**Collected data:**
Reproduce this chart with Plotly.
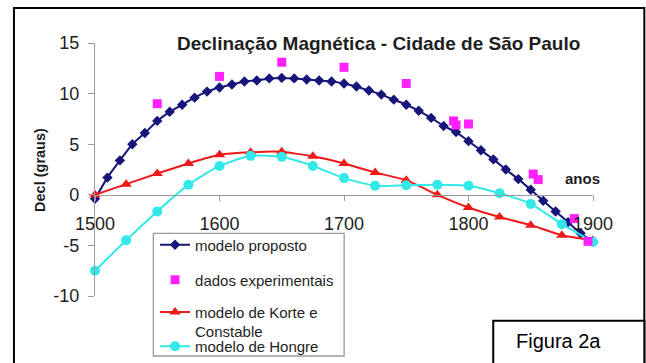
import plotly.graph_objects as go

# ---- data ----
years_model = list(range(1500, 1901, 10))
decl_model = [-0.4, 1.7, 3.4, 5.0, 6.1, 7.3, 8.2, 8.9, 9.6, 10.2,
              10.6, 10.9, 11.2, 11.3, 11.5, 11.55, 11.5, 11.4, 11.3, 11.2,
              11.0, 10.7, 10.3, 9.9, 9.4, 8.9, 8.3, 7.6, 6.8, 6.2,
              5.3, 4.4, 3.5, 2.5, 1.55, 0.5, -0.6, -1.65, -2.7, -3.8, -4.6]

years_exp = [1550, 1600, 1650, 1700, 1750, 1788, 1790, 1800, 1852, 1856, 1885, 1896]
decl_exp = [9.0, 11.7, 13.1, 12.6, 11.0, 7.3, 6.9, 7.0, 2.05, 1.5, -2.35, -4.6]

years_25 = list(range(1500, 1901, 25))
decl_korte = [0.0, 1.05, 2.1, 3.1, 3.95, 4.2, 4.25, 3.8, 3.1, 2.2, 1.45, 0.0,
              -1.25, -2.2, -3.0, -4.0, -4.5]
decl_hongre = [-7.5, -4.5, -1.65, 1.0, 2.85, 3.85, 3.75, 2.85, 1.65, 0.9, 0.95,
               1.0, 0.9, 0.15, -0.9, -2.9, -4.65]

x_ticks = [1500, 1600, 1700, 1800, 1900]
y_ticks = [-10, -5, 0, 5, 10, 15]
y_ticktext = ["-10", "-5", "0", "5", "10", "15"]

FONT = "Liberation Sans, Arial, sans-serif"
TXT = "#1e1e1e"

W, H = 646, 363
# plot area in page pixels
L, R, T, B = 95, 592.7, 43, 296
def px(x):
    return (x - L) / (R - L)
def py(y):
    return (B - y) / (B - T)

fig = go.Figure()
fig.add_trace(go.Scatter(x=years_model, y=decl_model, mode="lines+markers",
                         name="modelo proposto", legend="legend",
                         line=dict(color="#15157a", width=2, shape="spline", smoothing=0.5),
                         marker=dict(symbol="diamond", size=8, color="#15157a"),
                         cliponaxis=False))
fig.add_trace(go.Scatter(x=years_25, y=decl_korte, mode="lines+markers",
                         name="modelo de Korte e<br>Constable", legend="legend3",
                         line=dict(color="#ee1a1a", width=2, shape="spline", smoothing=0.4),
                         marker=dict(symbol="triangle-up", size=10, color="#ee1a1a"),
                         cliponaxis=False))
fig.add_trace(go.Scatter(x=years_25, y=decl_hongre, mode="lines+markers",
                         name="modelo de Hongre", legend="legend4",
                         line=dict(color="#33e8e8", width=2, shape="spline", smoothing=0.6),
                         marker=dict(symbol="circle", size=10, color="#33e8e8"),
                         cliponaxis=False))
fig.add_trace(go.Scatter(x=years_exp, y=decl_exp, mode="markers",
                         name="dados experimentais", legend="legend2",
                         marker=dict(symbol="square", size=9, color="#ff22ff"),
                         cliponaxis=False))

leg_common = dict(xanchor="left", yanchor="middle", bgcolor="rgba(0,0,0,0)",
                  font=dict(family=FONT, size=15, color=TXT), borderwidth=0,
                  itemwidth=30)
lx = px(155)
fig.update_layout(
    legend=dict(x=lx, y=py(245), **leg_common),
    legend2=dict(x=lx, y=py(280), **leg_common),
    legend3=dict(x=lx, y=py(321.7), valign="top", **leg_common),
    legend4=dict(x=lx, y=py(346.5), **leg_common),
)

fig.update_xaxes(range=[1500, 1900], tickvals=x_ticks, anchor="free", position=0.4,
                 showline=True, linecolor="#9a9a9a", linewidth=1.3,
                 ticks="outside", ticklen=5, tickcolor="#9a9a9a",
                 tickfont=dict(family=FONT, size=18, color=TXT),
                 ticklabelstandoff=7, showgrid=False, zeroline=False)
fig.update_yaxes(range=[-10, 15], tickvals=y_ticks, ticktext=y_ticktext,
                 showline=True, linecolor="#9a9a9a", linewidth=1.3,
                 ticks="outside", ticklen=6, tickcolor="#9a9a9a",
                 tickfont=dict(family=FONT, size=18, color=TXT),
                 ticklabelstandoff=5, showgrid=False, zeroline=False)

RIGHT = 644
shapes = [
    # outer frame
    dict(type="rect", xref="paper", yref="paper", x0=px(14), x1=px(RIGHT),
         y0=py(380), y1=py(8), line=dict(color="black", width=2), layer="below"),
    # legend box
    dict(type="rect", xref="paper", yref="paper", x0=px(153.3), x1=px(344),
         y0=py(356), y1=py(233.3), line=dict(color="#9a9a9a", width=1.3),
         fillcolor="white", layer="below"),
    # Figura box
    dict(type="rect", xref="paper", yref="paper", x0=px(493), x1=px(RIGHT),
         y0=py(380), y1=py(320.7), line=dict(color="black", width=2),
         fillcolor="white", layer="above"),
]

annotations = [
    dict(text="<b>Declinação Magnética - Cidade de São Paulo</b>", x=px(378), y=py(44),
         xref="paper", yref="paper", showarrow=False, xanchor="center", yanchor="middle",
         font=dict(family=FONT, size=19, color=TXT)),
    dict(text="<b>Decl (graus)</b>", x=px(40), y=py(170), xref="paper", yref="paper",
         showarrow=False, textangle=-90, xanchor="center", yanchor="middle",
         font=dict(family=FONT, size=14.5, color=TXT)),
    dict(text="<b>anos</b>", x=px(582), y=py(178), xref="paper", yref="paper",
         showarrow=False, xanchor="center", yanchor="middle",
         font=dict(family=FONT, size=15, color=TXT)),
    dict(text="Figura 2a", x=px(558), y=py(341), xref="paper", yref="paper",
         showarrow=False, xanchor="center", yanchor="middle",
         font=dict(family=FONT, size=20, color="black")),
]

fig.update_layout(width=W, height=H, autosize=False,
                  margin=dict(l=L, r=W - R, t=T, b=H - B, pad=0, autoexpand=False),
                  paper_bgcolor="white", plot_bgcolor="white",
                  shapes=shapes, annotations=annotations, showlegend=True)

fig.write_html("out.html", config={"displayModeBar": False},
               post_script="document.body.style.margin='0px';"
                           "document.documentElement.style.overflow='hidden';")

**Your objective:** Write out the lines from the start of the material to the line with "import plotly.graph_objects as go", inclusive and exactly. Skip the pictures.

**The completed task:**
Reproduce this chart with Plotly.
import plotly.graph_objects as go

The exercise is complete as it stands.